In the new study, astronomers combined data from the MAROON-X spectrograph attached to the Gemini North Telescope in Hawaii and the ESPRESSO spectrograph on the Very Large Telescope in Chile. Separate teams collected data on the two instruments independently and combined their results to identify the exoplanets.
“We observed at different times of night on different days,” lead author Ritvik Basant, an astronomer at the University of Chicago, says in a statement. “They’re in Chile; we’re in Hawaii. Our teams didn’t coordinate with each other at all. That gives us a lot of assurance that these aren’t phantoms in the data.”
MAROON-X
A scientist works to assemble the MAROON-X spectrograph in 2019 at the Gemini North Telescope in Hawaii. International Gemini Observatory / NOIRLab / NSF / AURA / A. Peck under CC BY 4.0
The technology to measure subtle changes in a star’s motion with high precision has improved drastically in recent years, enabling discoveries such as this one. “The instruments have grown to give an unprecedented precision in radial velocities,” Basant tells Scientific American’s Tom Metcalfe.
The four newly discovered exoplanets are small—each about 20 to 30 percent of Earth’s mass—and likely to be rocky, rather than gaseous. They all orbit Barnard’s Star closer than Mercury orbits the sun.
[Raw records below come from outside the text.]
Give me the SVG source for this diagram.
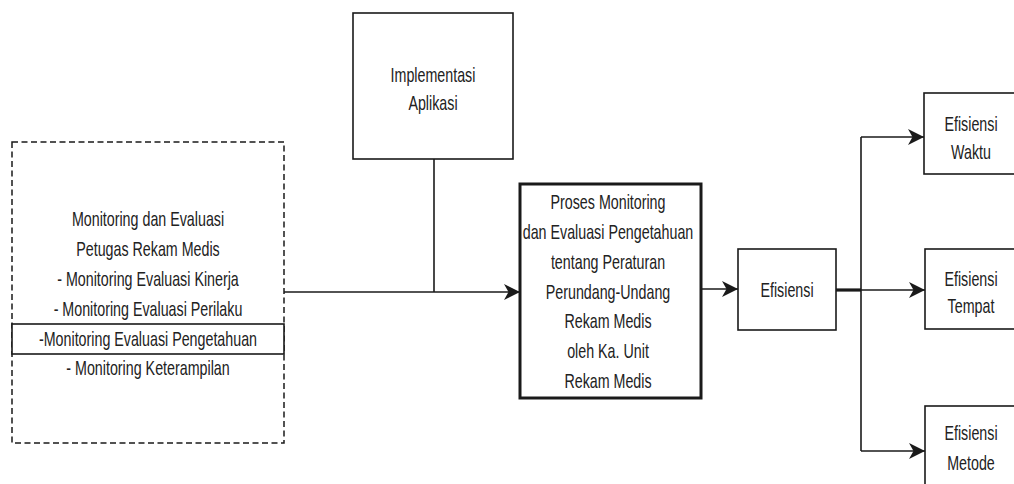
<svg xmlns="http://www.w3.org/2000/svg" width="1014" height="484" viewBox="0 0 1014 484">
<style>
.box{fill:#fff;stroke:#1a1a1a;stroke-width:1.6}
.thick{fill:#fff;stroke:#1a1a1a;stroke-width:3}
.dash{fill:#fff;stroke:#1a1a1a;stroke-width:1.5;stroke-dasharray:6 3.5}
.ln{fill:none;stroke:#1a1a1a;stroke-width:1.6}
.lnb{fill:none;stroke:#1a1a1a;stroke-width:3.2}
text{font-family:"Liberation Sans",Arial,sans-serif;font-size:21px;fill:#222;text-anchor:middle}
</style>
<defs>
<marker id="arr" markerUnits="userSpaceOnUse" markerWidth="17" markerHeight="16" refX="16" refY="8" orient="auto">
<path d="M0,0 L16,8 L0,16 L4.5,8 Z" fill="#1a1a1a"/>
</marker>
</defs>
<rect width="1014" height="484" fill="#fff"/>
<g id="connectors">
<path class="ln" d="M284,292 H520" marker-end="url(#arr)"/>
<path class="ln" d="M434,159 V292"/>
<path class="ln" d="M701,289 H738" marker-end="url(#arr)"/>
<path class="lnb" d="M836,290 H861"/>
<path class="ln" d="M861,137 V451"/>
<path class="ln" d="M861,137 H924" marker-end="url(#arr)"/>
<path class="ln" d="M861,290 H925" marker-end="url(#arr)"/>
<path class="ln" d="M861,451 H925" marker-end="url(#arr)"/>
</g>
<g id="node-monev">
<rect class="dash" x="12" y="142" width="272" height="301"/>
<rect class="box" x="12" y="324" width="272" height="30"/>
<g transform="translate(148 0) scale(0.68 1)">
<text x="0" y="226">Monitoring dan Evaluasi</text>
<text x="0" y="256">Petugas Rekam Medis</text>
<text x="0" y="286">- Monitoring Evaluasi Kinerja</text>
<text x="0" y="316">- Monitoring Evaluasi Perilaku</text>
<text x="0" y="346">-Monitoring Evaluasi Pengetahuan</text>
<text x="0" y="375">- Monitoring Keterampilan</text>
</g>
</g>
<g id="node-implementasi">
<rect class="box" x="353" y="13" width="160" height="146"/>
<g transform="translate(433 0) scale(0.68 1)">
<text x="0" y="82">Implementasi</text>
<text x="0" y="110">Aplikasi</text>
</g>
</g>
<g id="node-proses">
<rect class="thick" x="520" y="184" width="181" height="214"/>
<g transform="translate(608 0) scale(0.68 1)">
<text x="0" y="209">Proses Monitoring</text>
<text x="0" y="239">dan Evaluasi Pengetahuan</text>
<text x="0" y="269">tentang Peraturan</text>
<text x="0" y="299">Perundang-Undang</text>
<text x="0" y="328">Rekam Medis</text>
<text x="0" y="358">oleh Ka. Unit</text>
<text x="0" y="388">Rekam Medis</text>
</g>
</g>
<g id="node-efisiensi">
<rect class="box" x="738" y="249" width="98" height="81"/>
<g transform="translate(787 0) scale(0.68 1)">
<text x="0" y="297">Efisiensi</text>
</g>
</g>
<g id="node-waktu">
<rect class="box" x="924" y="93" width="100" height="81"/>
<g transform="translate(971 0) scale(0.68 1)">
<text x="0" y="131">Efisiensi</text>
<text x="0" y="159">Waktu</text>
</g>
</g>
<g id="node-tempat">
<rect class="box" x="925" y="249" width="100" height="80"/>
<g transform="translate(971 0) scale(0.68 1)">
<text x="0" y="286">Efisiensi</text>
<text x="0" y="313">Tempat</text>
</g>
</g>
<g id="node-metode">
<rect class="box" x="925" y="406" width="100" height="100"/>
<g transform="translate(971 0) scale(0.68 1)">
<text x="0" y="440">Efisiensi</text>
<text x="0" y="470">Metode</text>
</g>
</g>
</svg>
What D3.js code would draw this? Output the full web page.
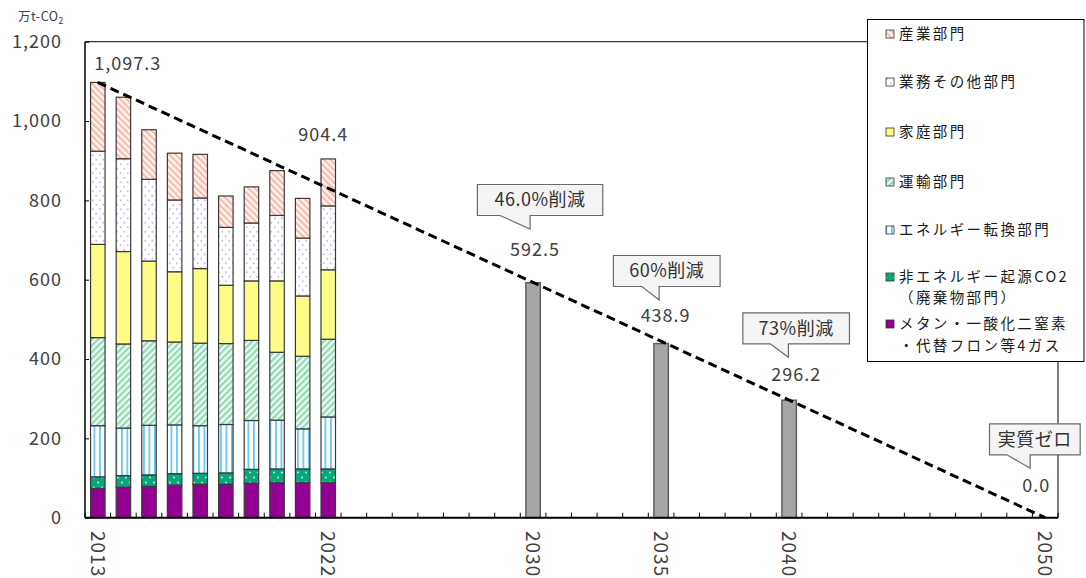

This closeness means they’re likely too hot and were historically too exposed to solar radiation, flares and dense winds to host any living organisms.
“Because of this, these sub-Earth size planets probably don’t have atmospheres, water and life,” Guinan tells CNN.
But astronomers are hopeful that this finding is just the start of a new era of exoplanet discovery.
“A lot of what we do can be incremental, and it’s sometimes hard to see the bigger picture,” study co-author Jacob Bean, an astronomer at the University of Chicago, says in the statement. “But we found something that humanity will hopefully know forever. That sense of discovery is incredible.”